Now as far as dissolving the tin, on the above 50, I use the AP process, but with only 1/4 the normal amount of peroxide, I also diluted the HCL by 1/2 to cover the chips without wasting excess acid. I set this in a warm place and let it go for a few days. The solder was dissolved, but the lead formed pastie little beads and some fluff. This did not cause me much of a problem since the gold foils were very thin and were easily spritzed away from the lead compound. 

Jim


----------



## patnor1011 (Oct 14, 2009)

hehe...
it is becouse there is midnight here in ireland and I am in the work...
here is what arthur kierski suggest for flatpacks:

for flatpacks this (by my experience)is one of the best ways for gold and pd---ag if and usually is present in the flatspacks one has to put the flatpacks powder in nh40h which will disolve the agcl formed with the acid peroxide--- i am sorry and i am editing my mistake:i use hcl with 30% h2o2,dissolve the gold , filter the solution(containing au and pd) and to the flatpacks powder left i add nh4oh to dissolve the agcl formed.

link:
http://goldrefiningforum.com/phpBB3/viewtopic.php?f=37&t=5629&hilit=flatpack

and lazersteve:

The standard approach for flatpaks is to crush, shred, or grind the components into a fine powder. Once the material is pulverized you should strip the base metals using nitric acid. 

link:
http://goldrefiningforum.com/phpBB3/viewtopic.php?f=46&t=1145&hilit=flatpack


The remaining material contains the gold and can be leached using any solvent for gold (HCl-Cl, AR, etc.). 

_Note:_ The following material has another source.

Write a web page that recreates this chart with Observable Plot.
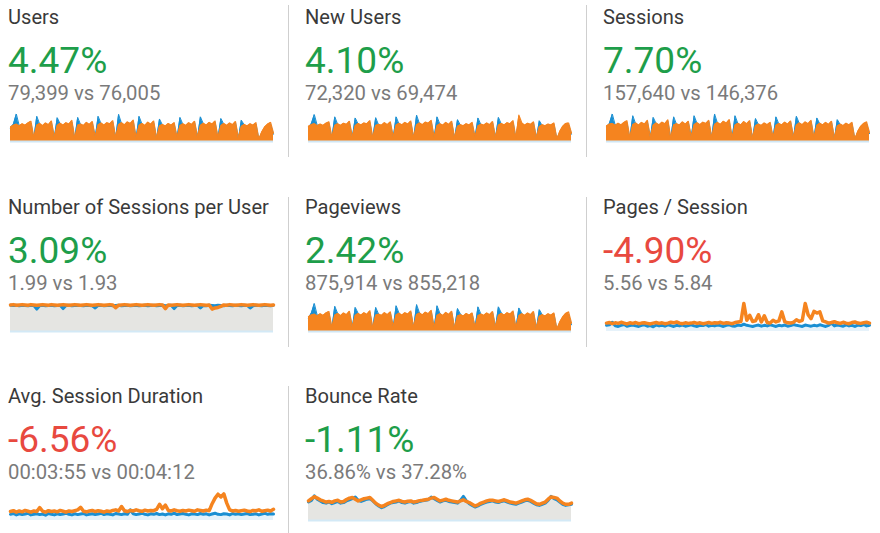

Process the resulting auric chloride solution as usual for the method you select.


----------



## Palladium (Oct 14, 2009)

Forum book # 2 has links for flat pack processing.


----------



## samuel-a (Oct 15, 2009)

thank you palladium, but the links are broken....

james, please keep us updated about the procedure... if it works, you can add a Tutorial


----------



## goldsilverpro (Oct 15, 2009)

I just tried the links and they all work.


----------



## Palladium (Oct 15, 2009)

You must have the old Phpbb2 copy. Get the updated copy here :arrow: http://goldrefiningforum.com/phpBB3/download/file.php?id=2773


----------